Veloz published the first volume of Libro Dominicano de Lectura, a primary school textbook, in 1939. At the time, the work was unique because Veloz wrote the entire book herself, rather than compiling excerpts from other source books. The Dominican National Council on Education selected it as a recommended textbook for primary school curricula. Veloz continued publishing new editions of the textbook for the next two decades. In 1964, the Secretary of State of Education awarded her the national Salomé Ureña prize for the fourth volume of Libro Dominicano de Lectura.

In 1940, a jury selected Veloz's novel La Más Chiquita to represent the Dominican Republic in a Farrar & Rinehart contest to find the best unpublished Latin American novel. Veloz received an honorable mention, but the book remained unpublished. It was eventually released posthumously in 1992 under the title Ojos Entreabiertos. Her final book of poetry, Transparencias, was published in 1971.

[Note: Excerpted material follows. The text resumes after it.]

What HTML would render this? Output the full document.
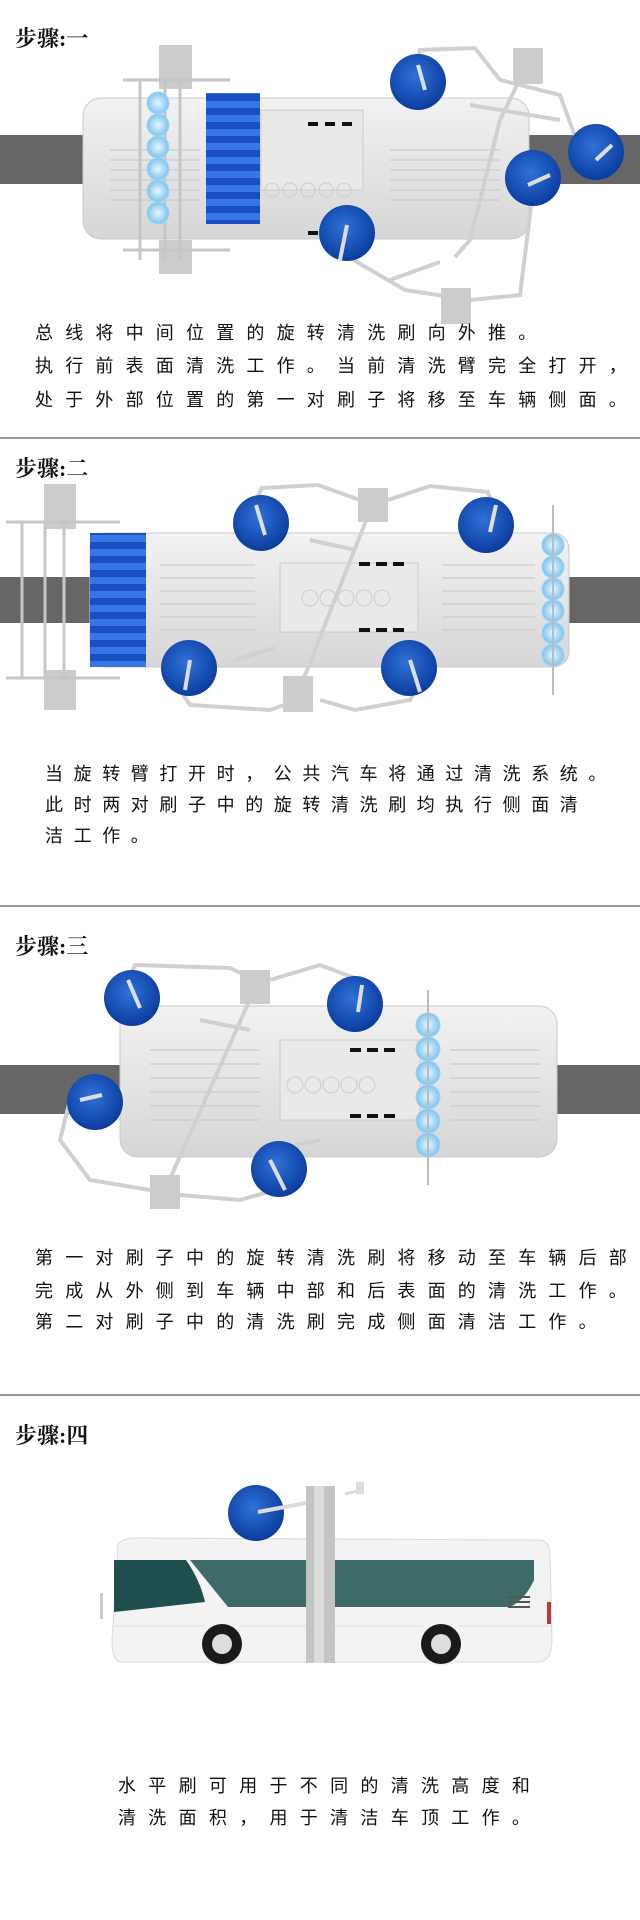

Veloz composed the school hymn for Colegio Serafín de Asís, a Franciscan school where her sister Sor Leticia Veloz was principal.

==Activism==
On May 14, 1931, Club Nosotras reorganized into a new feminist organization, Acción Feminista Dominicana (Dominican Feminist Action, usually abbreviated as AFD). Veloz was a founding member. AFD's goals included women's suffrage, women's education, social well-being, and legal reforms for issues affecting women, such as alcoholism, prisons, and prenuptial agreements.

In 1932, Dominican president and dictator Rafael Trujillo publicly aligned himself with AFD by praising Veloz and other members of AFD as exemplary Dominican women. Historians and feminist scholars have debated the degree to which AFD was coerced into cooperation with Trujillo. On the one hand, Trujillo was courting domestic factions to preserve the regime's democratic and modernizing image on the international stage. AFD feminists likely viewed working with Trujillo's government as a strategic compromise, especially because he promised to consider granting women the right to vote. Activists from working-class backgrounds may have also felt economic pressure to cooperate. AFD feminists were given key roles as administrators and advisors in Trujillo's ruling party, particularly in social services. AFD operated eleven night schools for working class women, established a library in Santo Domingo, and distributed baby baskets to new mothers.

Veloz's role in AFD included coauthoring circulars, signing manifestos, and serving as a delegate for San Pedro de Macorís. She also was secretary of the Ibero-American Feminist Union. In 1934, Trujillo finally agreed to a referendum on women's suffrage but warned that his decision would depend on how many women turned out to vote. Veloz
was very active in AFD's referendum campaign. She gave a speech in Santo Domingo in which she declared that "we fight not to surpass man, but to be equal to him. Companion always, slave never!" She also worked one of the polling stations for the historic election. Although 96,000 women voted and the vast majority supported suffrage, Trujillo was disappointed in the turnout and delayed further action until 1942.

After Trujillo's assassination in 1961, Veloz wrote a nonfiction book about the history of feminism in the Dominican Republic, particularly her experience as a member of AFD. It received a national literary prize while still unpublished. In 1977, it was published with the title Historia del Feminismo en la República Dominicana.

==Death and legacy==
Veloz died on March 21, 1980, in Santo Domingo. She is considered a feminist pioneer in the Dominican Republic. Historia del Feminismo en la República Dominicana is an important source for feminist scholars and historians because it is a firsthand account of AFD and the feminist movement.